Concert / Alors que tambourine une rumeur de plus en plus flatteuse, les cinq Dublinois de Fontaines D.C., qui n'ont toujours pas commis le moindre album, déboulent sur la scène de la Bobine pour mettre tout le monde d'accord.
Au rayon "next big thing", ce "demain on rase gratis" version (presse) rock'n'roll maintes fois évoqué ici, Fontaines D.C. est sans doute la chose – prochaine et grosse donc – qui a, ces derniers mois, le plus fait frissonner les suiveurs indés.
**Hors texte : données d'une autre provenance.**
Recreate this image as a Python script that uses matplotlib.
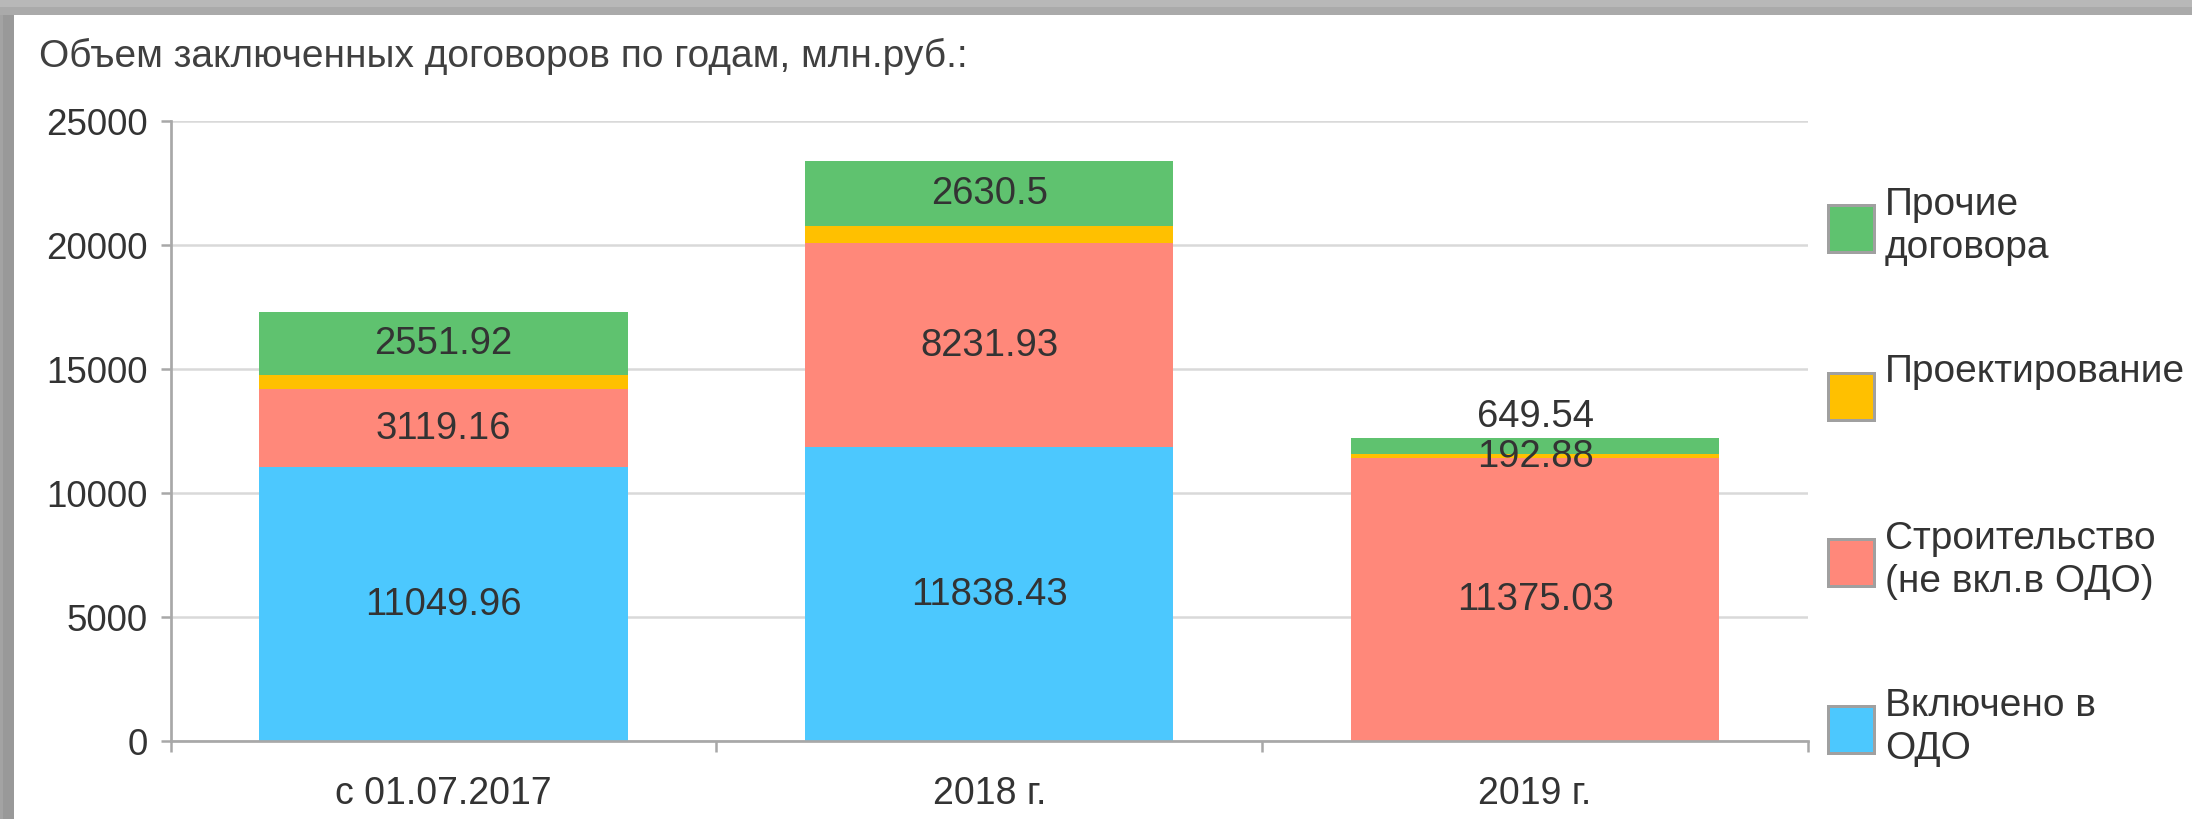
import matplotlib as mpl

mpl.use('Agg')

import matplotlib.pyplot as plt
import numpy as np
from matplotlib.patches import Rectangle

plt.rcParams['font.family'] = ['Liberation Sans', 'DejaVu Sans']

W, H = 2192, 820

title = "Объем заключенных договоров по годам, млн.руб.:"
categories = ["с 01.07.2017", "2018 г.", "2019 г."]

# bottom to top of each stack
series_names = ["Включено в\nОДО", "Строительство\n(не вкл.в ОДО)",
                "Проектирование", "Прочие\nдоговора"]
included = [11049.96, 11838.43, 0]
construction = [3119.16, 8231.93, 11375.03]
design = [570, 680, 192.88]   # first two are not labelled
other = [2551.92, 2630.5, 649.54]
colors = ["#4cc8fe", "#ff887a", "#ffc000", "#5fc26f"]

# 1 = label inside segment, 2 = label above the bar, 0 = no label
label_mode = [[1, 1, 0], [1, 1, 1], [0, 0, 1], [1, 1, 2]]

yticks = [0, 5000, 10000, 15000, 20000, 25000]

FS = 28
TXT = '#333333'
AXC = '#a8a8a8'


def px(v):
    # pixels -> points at dpi 100
    return v * 72 / 100


def fmt(v):
    return f"{v:.2f}".rstrip('0').rstrip('.')


def main():
    fig = plt.figure(figsize=(W / 100, H / 100), dpi=100)

    # screenshot frame
    fig.add_artist(Rectangle((0, 1 - 8 / H), 1, 8 / H, transform=fig.transFigure,
                             color='#b8b8b8', lw=0))
    fig.add_artist(Rectangle((0, 1 - 16 / H), 1, 8 / H, transform=fig.transFigure,
                             color='#aaaaaa', lw=0))
    fig.add_artist(Rectangle((0, 0), 14 / W, 1 - 16 / H, transform=fig.transFigure,
                             color='#999999', lw=0))
    fig.add_artist(Rectangle((0, 0), 3 / W, 1 - 16 / H, transform=fig.transFigure,
                             color='#a3a3a3', lw=0))

    ax = fig.add_axes([170.5 / W, 1 - 741.5 / H, (1808 - 170.5) / W,
                       (741.5 - 121.7) / H])

    x = np.arange(len(categories))
    bottom = np.zeros(len(categories))
    data = [included, construction, design, other]
    for vals, color, modes in zip(data, colors, label_mode):
        vals = np.array(vals, dtype=float)
        ax.bar(x, vals, 0.675, bottom=bottom, color=color, lw=0, zorder=2)
        for i in range(len(x)):
            if modes[i] == 1:
                ax.text(x[i], bottom[i] + vals[i] / 2, fmt(vals[i]),
                        ha='center', va='center', fontsize=27.5, color=TXT,
                        zorder=3)
            elif modes[i] == 2:
                ax.annotate(fmt(vals[i]), (x[i], bottom[i] + vals[i]),
                            xytext=(0, px(22)), textcoords='offset points',
                            ha='center', va='center', fontsize=27.5,
                            color=TXT, zorder=3)
        bottom += vals

    ax.set_xlim(-0.5, len(categories) - 0.5)
    ax.set_ylim(0, 25000)
    ax.set_yticks(yticks)
    ax.set_xticks(x)
    ax.set_xticklabels(categories)
    ax.set_xticks(np.arange(len(categories) + 1) - 0.5, minor=True)

    ax.set_axisbelow(True)
    ax.yaxis.grid(True, color='#d9d9d9', lw=px(2.5))
    for s in ['top', 'right']:
        ax.spines[s].set_visible(False)
    for s in ['left', 'bottom']:
        ax.spines[s].set_color(AXC)
        ax.spines[s].set_linewidth(px(2.7))

    ax.tick_params(axis='y', length=px(10), width=px(2.5), color=AXC,
                   pad=px(13), labelsize=26.5, labelcolor=TXT)
    ax.tick_params(axis='x', which='major', length=0, pad=px(35),
                   labelsize=27, labelcolor=TXT)
    ax.tick_params(axis='x', which='minor', length=px(11), width=px(2.5),
                   color=AXC)

    fig.text(39 / W, 1 - 67 / H, title, ha='left', va='baseline',
             fontsize=FS, color='#404040')

    # legend, top entry is the top of the stack
    tops = [206, 373.5, 540, 707]
    for top, name, color in zip(tops, series_names[::-1], colors[::-1]):
        fig.add_artist(Rectangle((1828 / W, 1 - (top + 47) / H), 46 / W, 47 / H,
                                 transform=fig.transFigure, facecolor=color,
                                 edgecolor='#a0a0a0', lw=px(3)))
        fig.text(1885 / W, 1 - (top - 19) / H, name, ha='left', va='top',
                 fontsize=FS, color=TXT, linespacing=1.25)

    fig.savefig('out.png', dpi=100)


if __name__ == '__main__':
    main()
De ce genre de frissons, si propres à ce milieu, qui caractérisent si bien la crise de manque aigüe. Mais alors du manque de quelque chose qu'on ne connaît pas encore, ou si peu. Auquel on aurait à peine goûté.
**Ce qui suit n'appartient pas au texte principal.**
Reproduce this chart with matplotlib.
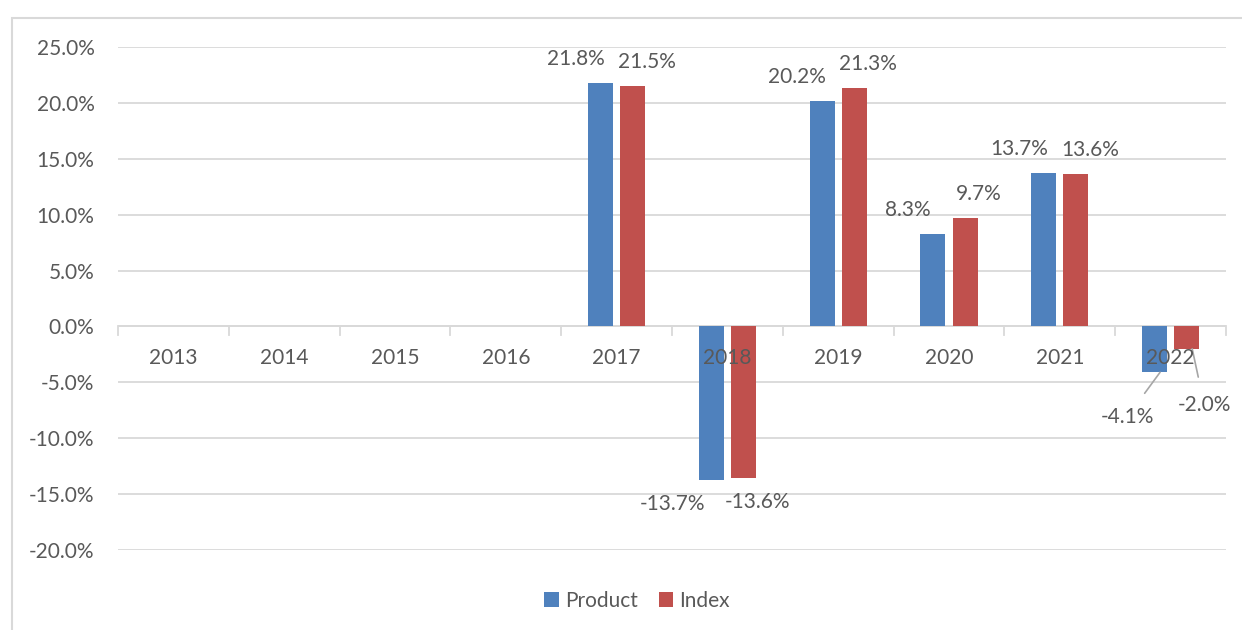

On sait trop à quel point la presse britannique a couronné des têtes et bâti des royaumes de futures légendes sur la foi de quelque chimérique single, d'une gueule de petit prince dépenaillé ou d'un storytelling à la croisée de Walter Scott, Charles Dickens et Martin Amis. On sait combien souvent la chose a fait long feu – ou embrasé des continents, c'est arrivé. Et on ne sait que trop comment cela a marché à tous les coups, le panneau étant trop rutilant pour ne pas tomber dedans la tête la première à la recherche d'une commotion dont on se souviendra longtemps.
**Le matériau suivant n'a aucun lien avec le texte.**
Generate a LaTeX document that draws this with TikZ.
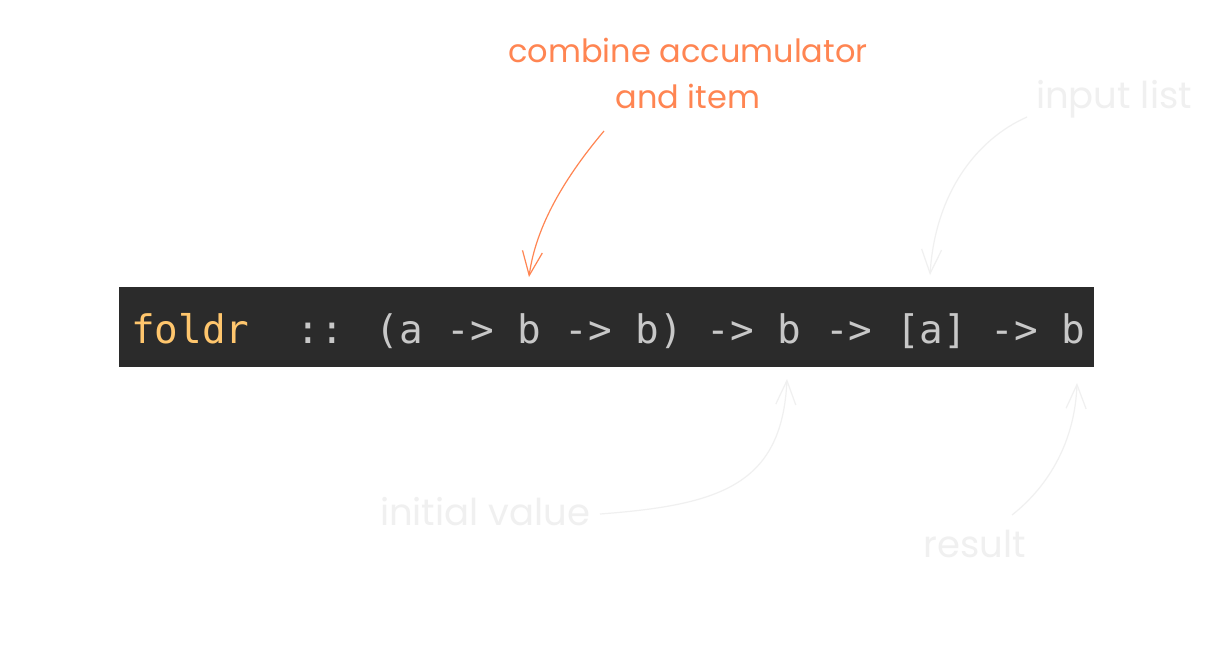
\documentclass[tikz,border=0pt]{standalone}
\usepackage{fontspec}
\usetikzlibrary{arrows.meta}
\newfontfamily\codefont{DejaVu Sans Mono}
\newfontfamily\handfont{Poppins}
\definecolor{boxbg}{HTML}{2B2B2B}
\definecolor{kw}{HTML}{FFC66D}
\definecolor{code}{HTML}{C8C8C8}
\definecolor{accent}{HTML}{FF8552}
\definecolor{faint}{HTML}{F0F0F0}
\tikzset{
  codebox/.style={fill=boxbg, draw=none},
  codetext/.style={inner sep=0pt, anchor=base west, font=\codefont\fontsize{39.3}{44}\selectfont},
  hand/.style={inner sep=0pt, anchor=base},
  hotlabel/.style={hand, text=accent, font=\handfont\fontsize{32}{46}\selectfont},
  ghostlabel/.style={hand, text=faint, font=\handfont\fontsize{37}{46}\selectfont},
  sketcharrow/.style={line width=1.2pt, -{Straight Barb[length=24pt, width=20pt, line width=1.2pt]}},
  hotarrow/.style={sketcharrow, draw=accent},
  ghostarrow/.style={sketcharrow, draw=faint}
}
\begin{document}
\begin{tikzpicture}[x=1pt, y=-1pt]
  \useasboundingbox[fill=white] (0,0) rectangle (1214,656);
  % code box
  \path[codebox] (119,287) rectangle (1094,367);
  \node[codetext] (sig) at (131,343) {\textcolor{kw}{foldr}\textcolor{code}{\ \ :: (a -> b -> b) -> b -> [a] -> b}};
  % labels
  \node[hotlabel] (comb1) at (688,62) {combine accumulator};
  \node[hotlabel] (comb2) at (688,108) {and item};
  \node[ghostlabel] (inlist) at (1114,108) {input list};
  \node[ghostlabel] (init) at (485,525) {initial value};
  \node[ghostlabel] (res) at (975,557) {result};
  % arrow endpoints
  \coordinate (combS) at (604,131);
  \coordinate (combE) at (529,277);
  \coordinate (inS) at (1027,117);
  \coordinate (inE) at (930,275);
  \coordinate (initS) at (600,514);
  \coordinate (initE) at (787,379);
  \coordinate (resS) at (1012,515);
  \coordinate (resE) at (1077,383);
  % arrows
  \draw[hotarrow] (combS) .. controls (566,176) and (536,225) .. (combE);
  \draw[ghostarrow] (inS) .. controls (975,140) and (935,195) .. (inE);
  \draw[ghostarrow] (initS) .. controls (720,505) and (782,485) .. (initE);
  \draw[ghostarrow] (resS) .. controls (1050,485) and (1075,440) .. (resE);
\end{tikzpicture}
\end{document}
Alors voilà Fontaines D.C. donc, jeune (forcément) quintet dublinois (le D.C., comme Dublin City, fait ici office de code postal et de marque de naissance, ces types là étant plus irlandais qu'une page du Irish Times tachée d'huile de fish & chips), dont la chronique, la rumeur, le murmure froissé des pages (y compris internet) nous assurent que l'on tient là les cadors de demain. Et tout ça avec quoi ? À peu près trois fois rien.
Charges soniques
Sauf qu'en grattant un peu le gravier pailleté de la hype, dans les plis de ce néant triple épaisseur, on déniche des singles (quatre, plus les faces B) tendus comme des strings post-punk rincés à la Soupline mélodique ; un chanteur au charisme neutre tout britannique (cette espèce de flamboyance qui vous contemple de loin, évoquant tant la superbe tout en raideur cadavérique d'un Ian Curtis que le je-m'en-foutisme chewing-gum d'un Mark E. Smith) et un éclectisme d'influences souligné à gros traits : musicalement les groupes The La's, PIL (l'asile de fou qui accueillit la gargouille Johnny Rotten en sortie des Sex Pistols), les Beach Boys, Air, The Pogues (allez donc vous débrouiller avec ça quand Fontaines D.C. évoque surtout un quickie entre The Fall, The Undertones et The Strokes), et, pour le reste, James Joyce, W.B. Yeats ou T.S. Eliot.
Oui, car derrière les charges soniques se niche l'âme d'un poète que l'on pourrait aisément croiser aux proverbiales "portes du cimetière" smithien. Celle de leur chanteur Grian Chatten griffonnant ses saillies sur la déliquescence de notre monde et du sien en particulier dans un état proche de l'Ohio et de cette sorte de transe créatrice automatique qu'affectionnaient les surréalistes. Le tout sans avoir l'air d'y toucher outre mesure. Formule imparable à laquelle on ne cherche même pas à résister. L'avenir dira le reste. Et il déboule comme une furie.